### MATERIAL PROVIDED

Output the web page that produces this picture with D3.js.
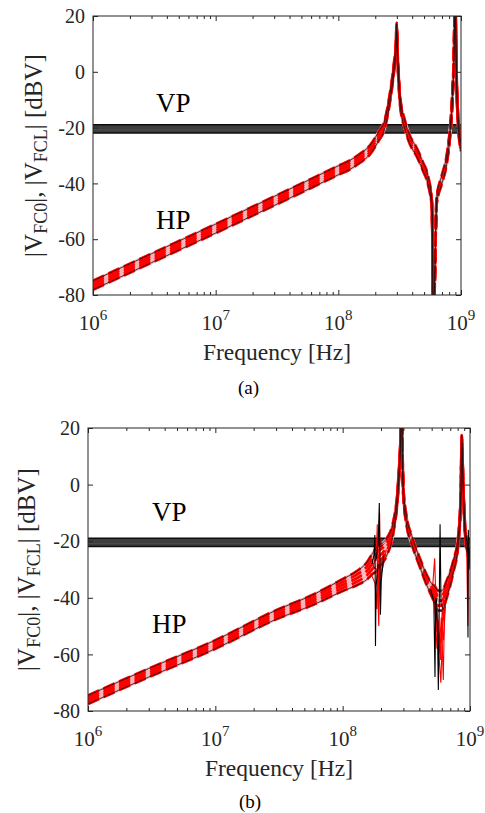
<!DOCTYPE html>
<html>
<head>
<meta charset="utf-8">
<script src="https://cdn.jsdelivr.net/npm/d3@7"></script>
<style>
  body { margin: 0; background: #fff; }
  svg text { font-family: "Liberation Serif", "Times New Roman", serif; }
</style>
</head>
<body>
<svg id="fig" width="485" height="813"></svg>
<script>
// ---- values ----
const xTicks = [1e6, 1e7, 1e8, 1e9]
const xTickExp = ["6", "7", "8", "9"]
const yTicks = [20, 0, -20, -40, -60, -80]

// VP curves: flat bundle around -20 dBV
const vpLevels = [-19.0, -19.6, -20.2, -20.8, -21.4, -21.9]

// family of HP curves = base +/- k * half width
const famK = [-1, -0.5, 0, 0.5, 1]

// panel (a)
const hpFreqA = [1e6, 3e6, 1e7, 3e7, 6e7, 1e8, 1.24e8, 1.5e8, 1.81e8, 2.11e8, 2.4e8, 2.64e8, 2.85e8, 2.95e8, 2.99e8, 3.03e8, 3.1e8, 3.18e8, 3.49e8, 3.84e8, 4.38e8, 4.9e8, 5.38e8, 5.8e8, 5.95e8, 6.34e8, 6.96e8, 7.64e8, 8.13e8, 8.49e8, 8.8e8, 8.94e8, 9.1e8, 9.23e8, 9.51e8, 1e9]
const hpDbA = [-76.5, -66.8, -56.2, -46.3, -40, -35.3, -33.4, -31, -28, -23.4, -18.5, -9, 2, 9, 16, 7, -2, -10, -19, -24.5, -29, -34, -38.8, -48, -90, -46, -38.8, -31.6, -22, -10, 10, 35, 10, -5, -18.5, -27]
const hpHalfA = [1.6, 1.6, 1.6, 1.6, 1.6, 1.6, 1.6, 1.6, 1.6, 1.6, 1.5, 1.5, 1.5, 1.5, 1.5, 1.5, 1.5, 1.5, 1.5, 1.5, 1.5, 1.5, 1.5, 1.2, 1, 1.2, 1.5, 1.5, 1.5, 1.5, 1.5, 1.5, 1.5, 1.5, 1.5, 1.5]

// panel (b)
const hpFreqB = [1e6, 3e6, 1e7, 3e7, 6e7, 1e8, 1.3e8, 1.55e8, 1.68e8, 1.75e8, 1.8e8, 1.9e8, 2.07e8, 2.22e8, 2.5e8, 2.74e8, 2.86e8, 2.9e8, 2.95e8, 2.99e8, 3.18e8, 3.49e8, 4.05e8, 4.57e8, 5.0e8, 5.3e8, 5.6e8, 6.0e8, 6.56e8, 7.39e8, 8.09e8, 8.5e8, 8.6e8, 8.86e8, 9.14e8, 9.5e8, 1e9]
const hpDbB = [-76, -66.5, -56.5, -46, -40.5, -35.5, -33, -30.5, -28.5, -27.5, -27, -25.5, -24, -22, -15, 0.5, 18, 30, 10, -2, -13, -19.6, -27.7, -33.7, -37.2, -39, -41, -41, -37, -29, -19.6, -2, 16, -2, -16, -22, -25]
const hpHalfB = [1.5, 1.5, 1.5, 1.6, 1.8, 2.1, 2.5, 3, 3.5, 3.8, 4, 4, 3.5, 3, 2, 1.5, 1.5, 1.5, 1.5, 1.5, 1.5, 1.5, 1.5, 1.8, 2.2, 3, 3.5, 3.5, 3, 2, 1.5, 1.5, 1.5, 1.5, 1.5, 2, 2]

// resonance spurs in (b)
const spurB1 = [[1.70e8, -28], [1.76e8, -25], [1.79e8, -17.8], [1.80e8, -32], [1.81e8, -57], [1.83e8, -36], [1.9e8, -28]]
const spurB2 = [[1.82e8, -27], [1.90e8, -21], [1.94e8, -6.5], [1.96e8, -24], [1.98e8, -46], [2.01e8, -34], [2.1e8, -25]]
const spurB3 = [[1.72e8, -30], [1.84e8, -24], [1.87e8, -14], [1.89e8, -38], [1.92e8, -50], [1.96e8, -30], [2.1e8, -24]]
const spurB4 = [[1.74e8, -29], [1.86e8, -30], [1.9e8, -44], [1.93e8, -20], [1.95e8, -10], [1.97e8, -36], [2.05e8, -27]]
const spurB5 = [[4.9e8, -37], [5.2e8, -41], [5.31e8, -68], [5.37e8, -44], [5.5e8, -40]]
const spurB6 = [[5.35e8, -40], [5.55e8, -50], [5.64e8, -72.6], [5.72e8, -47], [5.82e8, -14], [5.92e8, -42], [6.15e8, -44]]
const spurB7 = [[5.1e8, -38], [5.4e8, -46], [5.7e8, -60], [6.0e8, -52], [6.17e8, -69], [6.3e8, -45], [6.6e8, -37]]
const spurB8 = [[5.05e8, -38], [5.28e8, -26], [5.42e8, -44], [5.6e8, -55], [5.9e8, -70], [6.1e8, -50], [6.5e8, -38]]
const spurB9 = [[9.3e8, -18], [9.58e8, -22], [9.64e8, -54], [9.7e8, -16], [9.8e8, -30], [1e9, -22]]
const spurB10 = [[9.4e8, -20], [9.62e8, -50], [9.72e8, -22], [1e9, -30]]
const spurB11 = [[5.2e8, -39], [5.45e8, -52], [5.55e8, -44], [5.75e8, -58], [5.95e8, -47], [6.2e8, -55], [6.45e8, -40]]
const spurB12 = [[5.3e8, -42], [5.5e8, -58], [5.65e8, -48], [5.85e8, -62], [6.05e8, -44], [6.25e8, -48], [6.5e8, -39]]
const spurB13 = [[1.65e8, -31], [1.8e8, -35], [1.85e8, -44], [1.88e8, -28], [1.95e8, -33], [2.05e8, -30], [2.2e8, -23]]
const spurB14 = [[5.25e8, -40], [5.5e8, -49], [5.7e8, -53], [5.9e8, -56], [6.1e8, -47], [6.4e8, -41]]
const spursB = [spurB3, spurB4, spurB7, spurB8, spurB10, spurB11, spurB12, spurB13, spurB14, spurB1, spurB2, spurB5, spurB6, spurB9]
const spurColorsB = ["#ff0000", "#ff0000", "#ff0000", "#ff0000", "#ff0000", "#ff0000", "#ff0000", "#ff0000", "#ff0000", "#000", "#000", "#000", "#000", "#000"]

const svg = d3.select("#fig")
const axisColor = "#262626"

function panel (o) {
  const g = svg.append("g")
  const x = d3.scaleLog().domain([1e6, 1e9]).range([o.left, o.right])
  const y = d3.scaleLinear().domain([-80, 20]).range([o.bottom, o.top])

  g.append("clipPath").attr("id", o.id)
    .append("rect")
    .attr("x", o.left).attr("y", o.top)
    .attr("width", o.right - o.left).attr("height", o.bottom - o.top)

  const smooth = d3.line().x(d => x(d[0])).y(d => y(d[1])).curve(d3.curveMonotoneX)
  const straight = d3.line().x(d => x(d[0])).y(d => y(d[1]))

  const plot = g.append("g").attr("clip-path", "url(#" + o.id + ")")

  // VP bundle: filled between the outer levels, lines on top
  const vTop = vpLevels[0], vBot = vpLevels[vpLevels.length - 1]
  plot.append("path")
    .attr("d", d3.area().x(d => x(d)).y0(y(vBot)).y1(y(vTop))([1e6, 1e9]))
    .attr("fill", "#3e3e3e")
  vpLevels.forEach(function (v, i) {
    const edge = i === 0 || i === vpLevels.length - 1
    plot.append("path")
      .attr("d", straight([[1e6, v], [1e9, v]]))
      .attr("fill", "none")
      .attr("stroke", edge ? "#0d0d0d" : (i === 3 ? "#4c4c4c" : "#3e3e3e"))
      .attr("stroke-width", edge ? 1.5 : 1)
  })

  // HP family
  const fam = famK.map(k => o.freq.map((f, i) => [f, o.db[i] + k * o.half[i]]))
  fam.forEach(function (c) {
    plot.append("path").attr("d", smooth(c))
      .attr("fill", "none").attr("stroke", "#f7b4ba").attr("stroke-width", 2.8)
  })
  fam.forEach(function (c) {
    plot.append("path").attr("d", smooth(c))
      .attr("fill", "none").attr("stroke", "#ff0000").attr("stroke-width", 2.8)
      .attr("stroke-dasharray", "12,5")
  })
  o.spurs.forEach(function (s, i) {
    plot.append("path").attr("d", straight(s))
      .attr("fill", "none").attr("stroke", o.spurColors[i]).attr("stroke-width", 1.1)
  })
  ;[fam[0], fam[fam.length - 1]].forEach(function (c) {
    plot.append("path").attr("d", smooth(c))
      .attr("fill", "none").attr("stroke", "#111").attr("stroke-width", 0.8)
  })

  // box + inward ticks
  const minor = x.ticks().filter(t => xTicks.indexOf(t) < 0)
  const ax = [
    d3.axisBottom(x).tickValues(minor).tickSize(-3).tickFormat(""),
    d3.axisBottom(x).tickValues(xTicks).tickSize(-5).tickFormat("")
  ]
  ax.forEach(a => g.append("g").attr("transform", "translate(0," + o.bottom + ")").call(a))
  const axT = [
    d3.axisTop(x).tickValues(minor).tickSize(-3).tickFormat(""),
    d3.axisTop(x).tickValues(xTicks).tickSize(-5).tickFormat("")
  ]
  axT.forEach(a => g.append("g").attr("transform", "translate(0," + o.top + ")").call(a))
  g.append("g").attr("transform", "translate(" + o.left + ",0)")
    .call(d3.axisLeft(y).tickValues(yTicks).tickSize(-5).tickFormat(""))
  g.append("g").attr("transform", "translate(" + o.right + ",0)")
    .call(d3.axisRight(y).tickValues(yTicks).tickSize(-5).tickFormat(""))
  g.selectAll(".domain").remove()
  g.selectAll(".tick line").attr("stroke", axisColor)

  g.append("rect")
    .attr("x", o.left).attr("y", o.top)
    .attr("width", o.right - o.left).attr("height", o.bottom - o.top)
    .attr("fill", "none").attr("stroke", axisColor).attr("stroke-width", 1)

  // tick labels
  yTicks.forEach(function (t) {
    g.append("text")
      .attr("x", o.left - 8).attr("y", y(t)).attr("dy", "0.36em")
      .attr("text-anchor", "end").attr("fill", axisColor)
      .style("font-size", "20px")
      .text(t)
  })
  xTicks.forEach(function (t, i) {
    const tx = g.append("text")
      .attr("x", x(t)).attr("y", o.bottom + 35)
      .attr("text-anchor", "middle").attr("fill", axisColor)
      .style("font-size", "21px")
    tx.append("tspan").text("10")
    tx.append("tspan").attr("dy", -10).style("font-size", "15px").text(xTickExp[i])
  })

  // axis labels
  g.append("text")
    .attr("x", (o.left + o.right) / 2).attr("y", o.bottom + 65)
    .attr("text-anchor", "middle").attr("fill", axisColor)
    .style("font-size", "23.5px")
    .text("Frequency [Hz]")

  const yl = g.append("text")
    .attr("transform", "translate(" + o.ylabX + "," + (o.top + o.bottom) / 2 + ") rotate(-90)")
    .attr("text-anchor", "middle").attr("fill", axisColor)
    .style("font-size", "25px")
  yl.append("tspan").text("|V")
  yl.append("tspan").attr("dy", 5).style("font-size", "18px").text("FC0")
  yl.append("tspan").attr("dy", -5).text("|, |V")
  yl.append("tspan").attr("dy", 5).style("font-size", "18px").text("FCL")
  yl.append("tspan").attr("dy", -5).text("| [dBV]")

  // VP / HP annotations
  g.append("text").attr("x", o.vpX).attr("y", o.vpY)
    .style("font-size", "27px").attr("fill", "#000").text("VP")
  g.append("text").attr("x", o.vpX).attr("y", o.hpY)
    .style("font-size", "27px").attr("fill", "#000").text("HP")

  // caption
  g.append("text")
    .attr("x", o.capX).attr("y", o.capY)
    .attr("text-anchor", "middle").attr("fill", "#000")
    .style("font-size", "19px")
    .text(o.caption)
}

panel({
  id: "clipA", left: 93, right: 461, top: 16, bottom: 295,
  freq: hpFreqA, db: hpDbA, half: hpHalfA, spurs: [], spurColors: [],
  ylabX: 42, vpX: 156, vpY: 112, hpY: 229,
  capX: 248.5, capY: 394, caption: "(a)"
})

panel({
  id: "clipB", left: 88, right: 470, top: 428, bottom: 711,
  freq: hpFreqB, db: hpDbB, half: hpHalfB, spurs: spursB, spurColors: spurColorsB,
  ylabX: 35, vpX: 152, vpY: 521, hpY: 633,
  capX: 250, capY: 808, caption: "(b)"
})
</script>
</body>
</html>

######

AIM OF THE TASK - Write out nothing but the lines from the start of the data through the line with "const famK = [-1, -0.5, 0, 0.5, 1]". Leave out the pictures.

OUTPUT -
Output the web page that produces this picture with D3.js.
<!DOCTYPE html>
<html>
<head>
<meta charset="utf-8">
<script src="https://cdn.jsdelivr.net/npm/d3@7"></script>
<style>
  body { margin: 0; background: #fff; }
  svg text { font-family: "Liberation Serif", "Times New Roman", serif; }
</style>
</head>
<body>
<svg id="fig" width="485" height="813"></svg>
<script>
// ---- values ----
const xTicks = [1e6, 1e7, 1e8, 1e9]
const xTickExp = ["6", "7", "8", "9"]
const yTicks = [20, 0, -20, -40, -60, -80]

// VP curves: flat bundle around -20 dBV
const vpLevels = [-19.0, -19.6, -20.2, -20.8, -21.4, -21.9]

// family of HP curves = base +/- k * half width
const famK = [-1, -0.5, 0, 0.5, 1]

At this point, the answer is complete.